Last year, on December 24th, my mom was diagnosed with breast cancer. You hear the word "cancer" all of the time, but I assure you it takes on a whole new meaning when it's used with a family members' name in the same sentence. At the time, I was 5 months pregnant with the girls. That day, as we went through the motions of the traditional "Noche Buena", there was a dark cloud in the room... it was the "C" word. We never really talked about it which is odd because in my family, we talk about EVERYTHING! I later found out that everyone purposely kept things from me to keep me from being stressed out. It's not easy incubating two human beings during the winter of the dreaded Swine Flu. But I remember standing in the shower Christmas morning, letting the water fall on me while I just cried . This was not any type of crying, friends. This was the type of crying you did only when you where a little kid and something catastrophic happened that made you feel like the world would never be the same again. I remember crying like this when TGIF was cancelled. What would I do without the Full House/ Family Matters combo on Friday nights? It's crying with complete abandonment.
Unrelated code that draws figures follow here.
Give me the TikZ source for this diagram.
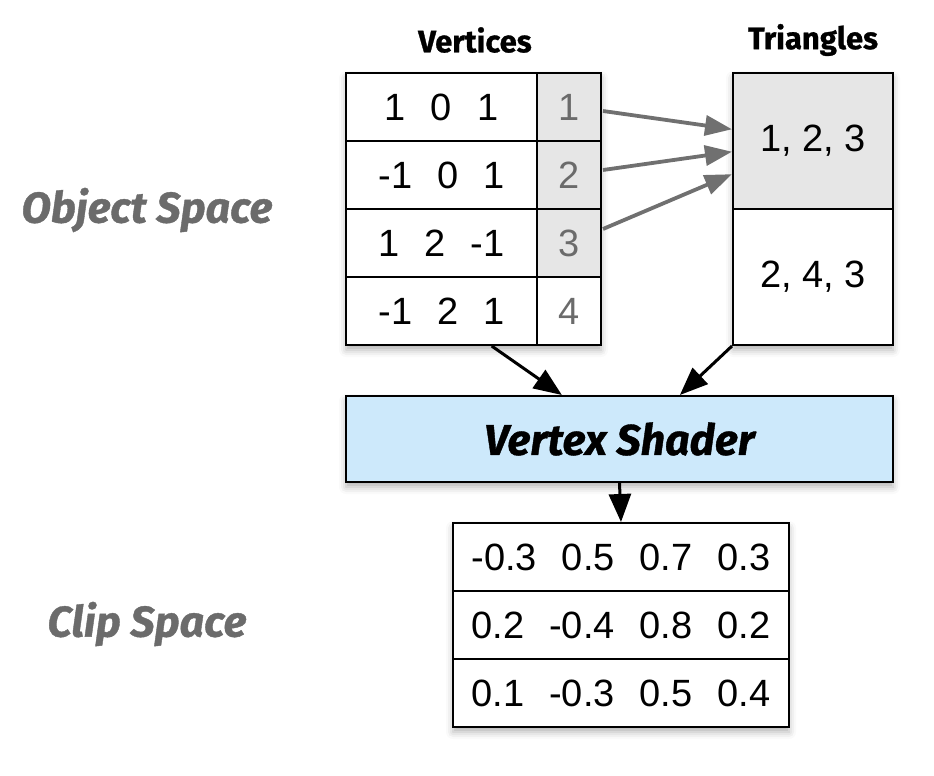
\documentclass[tikz,border=0pt]{standalone}
\usepackage{fontspec}
\setmainfont{Liberation Sans}
\newfontfamily\fira{Fira Sans}[BoldFeatures={FakeBold=0.9},BoldItalicFeatures={FakeBold=0.9}]
\usetikzlibrary{arrows.meta,shadows.blur,calc}
\definecolor{txtgray}{HTML}{6B6B6B}
\definecolor{cellgray}{HTML}{E6E6E6}
\definecolor{shaderblue}{HTML}{CDE9FB}
\definecolor{arrgray}{HTML}{707070}
\newcommand{\gp}{\hspace{25pt}}
\begin{document}
\begin{tikzpicture}[x=1pt,y=-1pt,
  cell/.style={draw=black,line width=2pt,inner sep=0pt,font=\fontsize{38}{38}\selectfont},
  valcell/.style={cell,minimum width=191pt,minimum height=68pt},
  idxcell/.style={cell,minimum width=64pt,minimum height=68pt,text=txtgray},
  tricell/.style={cell,minimum width=160pt,minimum height=136pt},
  clipcell/.style={cell,minimum width=336pt,minimum height=68pt},
  hdr/.style={font=\fira\bfseries\fontsize{31}{31}\selectfont},
  spacelbl/.style={font=\fira\bfseries\itshape\fontsize{43}{43}\selectfont,text=txtgray},
  shad/.style={fill=white,blur shadow={shadow xshift=0pt,shadow yshift=-5pt,shadow blur radius=7pt,shadow opacity=30}},
  grayarrow/.style={draw=arrgray,line width=3.8pt,-{Triangle[length=27pt,width=20pt]},shorten >=-2pt},
  blackarrow/.style={draw=black,line width=3pt,-{Triangle[length=28pt,width=22pt]}}
]
\useasboundingbox (0,0) rectangle (934,776);
% shadows
\path[shad] (346,73) rectangle (601,345);
\path[shad] (733,73) rectangle (893,345);
\path[shad] (453,523) rectangle (789,727);
% vertices table
\node[valcell] (v1a) at (441.5,107) {1\gp 0\gp 1};
\node[valcell] (v2a) at (441.5,175) {-1\gp 0\gp 1};
\node[valcell] (v3a) at (441.5,243) {1\gp 2\gp -1};
\node[valcell] (v4a) at (441.5,311) {-1\gp 2\gp 1};
\node[idxcell,fill=cellgray] (v1b) at (569,107) {1};
\node[idxcell,fill=cellgray] (v2b) at (569,175) {2};
\node[idxcell,fill=cellgray] (v3b) at (569,243) {3};
\node[idxcell,fill=white] (v4b) at (569,311) {4};
% triangles table
\node[tricell,fill=cellgray] (t1) at (813,141) {1, 2, 3};
\node[tricell,fill=white] (t2) at (813,277) {2, 4, 3};
% headers
\node[hdr] (hv) at (475,40) {Vertices};
\node[hdr] (ht) at (813,40) {Triangles};
% space labels
\node[spacelbl] (os) at (147,210) {Object Space};
\node[spacelbl] (cs) at (147,624) {Clip Space};
% vertex shader
\node[draw=black,line width=2pt,fill=shaderblue,minimum width=547pt,minimum height=86pt,
  font=\fira\bfseries\itshape\fontsize{43}{43}\selectfont,
  blur shadow={shadow xshift=0pt,shadow yshift=-5pt,shadow blur radius=7pt,shadow opacity=30}] (vs) at (619.5,439) {Vertex Shader};
% clip table
\node[clipcell] (c1) at (621,557) {-0.3\gp 0.5\gp 0.7\gp 0.3};
\node[clipcell] (c2) at (621,625) {0.2\gp -0.4\gp 0.8\gp 0.2};
\node[clipcell] (c3) at (621,693) {0.1\gp -0.3\gp 0.5\gp 0.4};
% gray arrows
\draw[grayarrow] ($(v1b.east)+(1,4)$) -- ($(t1.west)+(-2,-12)$);
\draw[grayarrow] ($(v2b.east)+(1,-5)$) -- ($(t1.west)+(-2,11)$);
\draw[grayarrow] ($(v3b.east)+(1,-14)$) -- ($(t1.west)+(-2,34)$);
% black arrows
\coordinate (a1s) at ($(v4a.south west)!0.76!(v4a.south east)$);
\coordinate (a1e) at ($(vs.north west)!0.395!(vs.north east)$);
\coordinate (a2e) at ($(vs.north west)!0.61!(vs.north east)$);
\draw[blackarrow] (a1s) -- (a1e);
\draw[blackarrow] (t2.south west) -- (a2e);
\draw[blackarrow] (vs.south) -- (c1.north);
\end{tikzpicture}
\end{document}
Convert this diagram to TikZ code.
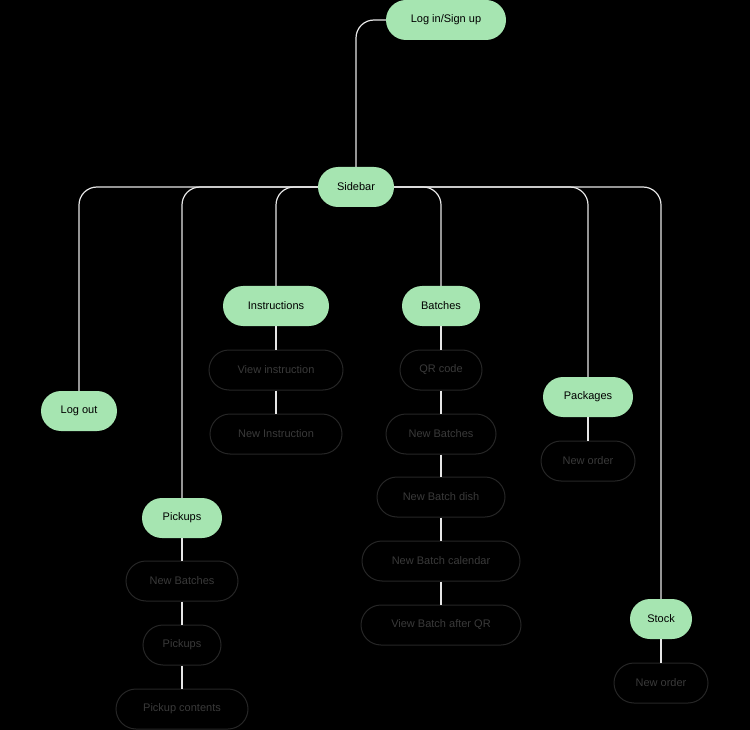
\documentclass[tikz,border=0pt]{standalone}
\usepackage{fontspec}
\setmainfont{Liberation Sans}
\begin{document}
\begin{tikzpicture}[x=1pt,y=-1pt,
  g/.style={rounded corners=20pt,fill=mygreen,text=black,minimum height=40pt,inner sep=0pt,font=\fontsize{11}{13}\selectfont},
  d/.style={rounded corners=20pt,fill=black,draw=mydark,line width=1pt,text=mytext,minimum height=40pt,inner sep=0pt,font=\fontsize{11}{13}\selectfont},
  ln/.style={draw=lineclr,line width=1.2pt,rounded corners=18pt}]
\definecolor{mygreen}{HTML}{A6E5B1}
\definecolor{mydark}{HTML}{262626}
\definecolor{mytext}{HTML}{3A3A3A}
\definecolor{lineclr}{HTML}{E6E6E6}
\fill[black] (0,0) rectangle (750,730);
\useasboundingbox (0,0) rectangle (750,730);
\node[g,minimum width=120pt] (login) at (446,20) {Log in/Sign up};
\node[g,minimum width=76pt] (side) at (356,187) {Sidebar};
\node[g,minimum width=106pt] (instr) at (276,306) {Instructions};
\node[g,minimum width=78pt] (batch) at (441,306) {Batches};
\node[g,minimum width=76pt] (logout) at (79,411) {Log out};
\node[g,minimum width=90pt] (pack) at (588,397) {Packages};
\node[g,minimum width=80pt] (pick) at (182,518) {Pickups};
\node[g,minimum width=62pt] (stock) at (661,619) {Stock};
\node[d,minimum width=134pt] (vi) at (276,370) {View instruction};
\node[d,minimum width=132pt] (ni) at (276,434) {New Instruction};
\node[d,minimum width=82pt] (qr) at (441,370) {QR code};
\node[d,minimum width=110pt] (nb) at (441,434) {New Batches};
\node[d,minimum width=128pt] (nbd) at (441,497) {New Batch dish};
\node[d,minimum width=158pt] (nbc) at (441,561) {New Batch calendar};
\node[d,minimum width=160pt] (vba) at (441,625) {View Batch after QR};
\node[d,minimum width=94pt] (no1) at (588,461) {New order};
\node[d,minimum width=112pt] (pnb) at (182,581) {New Batches};
\node[d,minimum width=78pt] (pp) at (182,645) {Pickups};
\node[d,minimum width=132pt] (pc) at (182,709) {Pickup contents};
\node[d,minimum width=94pt] (no2) at (661,683) {New order};
\draw[ln] (login.west) -| (side.north);
\draw[ln] (side.west) -| (logout.north);
\draw[ln] (side.west) -| (pick.north);
\draw[ln] (side.west) -| (instr.north);
\draw[ln] (side.east) -| (batch.north);
\draw[ln] (side.east) -| (pack.north);
\draw[ln] (side.east) -| (stock.north);
\draw[ln] (instr) -- (vi); \draw[ln] (vi) -- (ni);
\draw[ln] (batch) -- (qr); \draw[ln] (qr) -- (nb); \draw[ln] (nb) -- (nbd);
\draw[ln] (nbd) -- (nbc); \draw[ln] (nbc) -- (vba);
\draw[ln] (pack) -- (no1);
\draw[ln] (pick) -- (pnb); \draw[ln] (pnb) -- (pp); \draw[ln] (pp) -- (pc);
\draw[ln] (stock) -- (no2);
\end{tikzpicture}
\end{document}
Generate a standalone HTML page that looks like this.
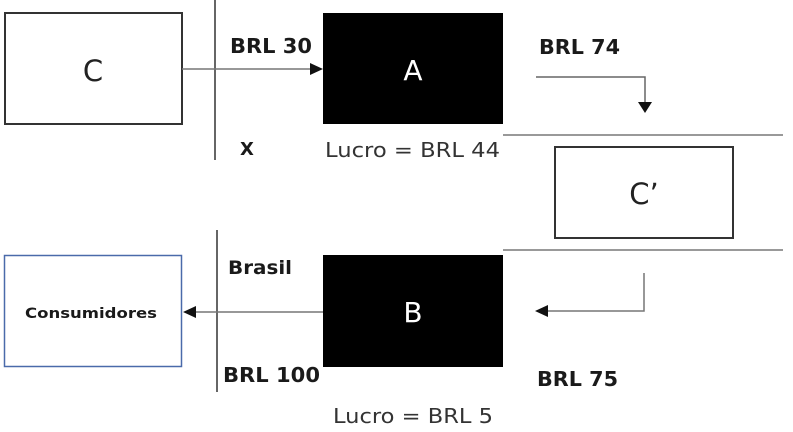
<!DOCTYPE html>
<html><head><meta charset="utf-8"><style>
html,body{margin:0;padding:0;background:#fff;}
svg{display:block;}
text{font-family:"DejaVu Sans","Liberation Sans",sans-serif;}
.b{font-weight:bold;fill:#1a1a1a;}
.r{fill:#333;}
</style></head><body>
<svg width="793" height="432" viewBox="0 0 793 432" xmlns="http://www.w3.org/2000/svg">
<rect x="0" y="0" width="793" height="432" fill="#fff"/>
<!-- Box C -->
<rect x="5" y="13" width="177" height="111" fill="#fff" stroke="#333" stroke-width="2"/>
<text x="93" y="81" font-size="29" text-anchor="middle" fill="#222">C</text>
<!-- vertical line 1 -->
<line x1="215" y1="0" x2="215" y2="160" stroke="#666" stroke-width="2"/>
<!-- arrow C->A -->
<line x1="182" y1="69" x2="312" y2="69" stroke="#777" stroke-width="1.5"/>
<polygon points="323,69 310,63 310,75" fill="#111"/>
<!-- Box A -->
<rect x="323" y="13" width="180" height="111" fill="#000"/>
<text x="413" y="80" font-size="28" text-anchor="middle" fill="#fff">A</text>
<text x="230" y="53" font-size="20" class="b" textLength="82" lengthAdjust="spacingAndGlyphs">BRL 30</text>
<text x="240" y="155" font-size="18" class="b">X</text>
<text x="325" y="157" font-size="20" class="r" textLength="175" lengthAdjust="spacingAndGlyphs">Lucro = BRL 44</text>
<!-- BRL 74 and arrow -->
<text x="539" y="54" font-size="20" class="b" textLength="81" lengthAdjust="spacingAndGlyphs">BRL 74</text>
<polyline points="536,77 645,77 645,104" fill="none" stroke="#666" stroke-width="1.5"/>
<polygon points="645,113 638,102 652,102" fill="#111"/>
<!-- horizontal lines -->
<line x1="503" y1="135" x2="783" y2="135" stroke="#999" stroke-width="2"/>
<line x1="503" y1="250" x2="783" y2="250" stroke="#999" stroke-width="2"/>
<!-- Box C' -->
<rect x="555" y="147" width="178" height="91" fill="#fff" stroke="#333" stroke-width="2"/>
<text x="644" y="204" font-size="29" text-anchor="middle" fill="#222">C’</text>
<!-- C' -> B arrow -->
<polyline points="644,273 644,311 546,311" fill="none" stroke="#777" stroke-width="1.5"/>
<polygon points="535,311 548,305 548,317" fill="#111"/>
<!-- Box B -->
<rect x="323" y="255" width="180" height="112" fill="#000"/>
<text x="413" y="322" font-size="28" text-anchor="middle" fill="#fff">B</text>
<text x="537" y="386" font-size="20" class="b" textLength="81" lengthAdjust="spacingAndGlyphs">BRL 75</text>
<text x="333" y="423" font-size="20" class="r" textLength="160" lengthAdjust="spacingAndGlyphs">Lucro = BRL 5</text>
<!-- vertical line 2 -->
<line x1="217" y1="230" x2="217" y2="392" stroke="#666" stroke-width="2"/>
<text x="228" y="274" font-size="19" class="b" textLength="64" lengthAdjust="spacingAndGlyphs">Brasil</text>
<text x="223" y="382" font-size="20" class="b" textLength="97" lengthAdjust="spacingAndGlyphs">BRL 100</text>
<!-- B -> Consumidores arrow -->
<line x1="195" y1="312" x2="323" y2="312" stroke="#777" stroke-width="1.5"/>
<polygon points="183,312 196,306 196,318" fill="#111"/>
<!-- Consumidores box -->
<rect x="4.5" y="255.5" width="177" height="111" fill="#fff" stroke="#4a6aaa" stroke-width="1.5"/>
<text x="25" y="318" font-size="14" class="b" textLength="132" lengthAdjust="spacingAndGlyphs">Consumidores</text>
</svg>
</body></html>
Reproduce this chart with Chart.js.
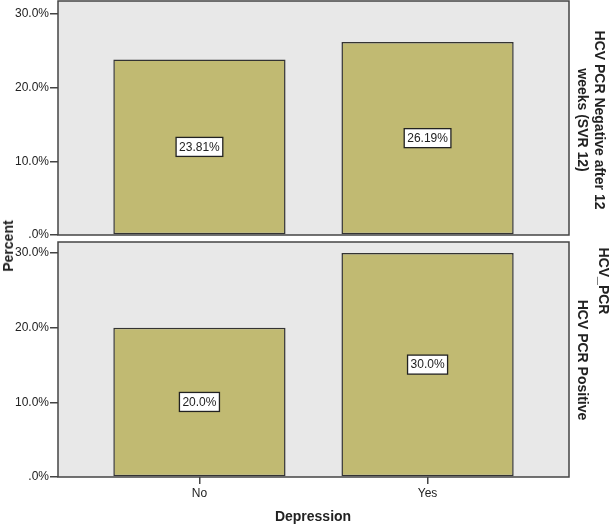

As I cried in the shower that morning, I realized that if the "C" word got its way, my daughters would only hear about their "lita" in past tense, I would not have the best friend I had come to know in my adulthood, and the world would have lost one of the most faithful women to ever exist. Was this really happening to US?
The remainder of my pregnancy was not what I imagined it would be. I needed to be taken care of by my mom and she needed to be taken care of by me. Ironically, neither one of us where in any condition to be taking care of anyone! In all reality, the one taking care of us ALL was God, though at the time it seemed like he was hiding.It is because of Him, though, that we can look forward to the upcoming holiday season with the confidence to say that my mother is cancer free.
We celebrated my mom's victory over the "C" word through the Susan G. Komen Breast Cancer Walk last month. But as I looked around at the friends and family that had gathered in support of Team "Lita", I realized something important. We were not just celebrating the strength of my mother as an individual (although she never showed a moment of weakness throughout her treatment), but we were celebrating the family that God had somehow created while we were busy worrying. There stood my oldest brother Raul, his wife Rachel (who by now had become more of a big sister to me) and baby Noah- the nephew we had waited for for so long. Next to them was my brother Roly and his new wife Mailin- the woman I always knew my brother deserved. Then there was Geoff and I with Chloe and Olivia. How had this family survived without their giggles and smiles for so long? Holding my mother's hand was my father. He had been by her side from day one, quietly keeping the family together as he always does.WE had not only survived, but thrived under circumstances that many families would crumble under.
So this Thanksgiving, I am thankful for the "C" word. Thank you for allowing us to learn that we are stronger than we ever imagined. That a family united is something to be reckoned with. That God's plan for our lives will overpower all logic, science and yes even the "C" word.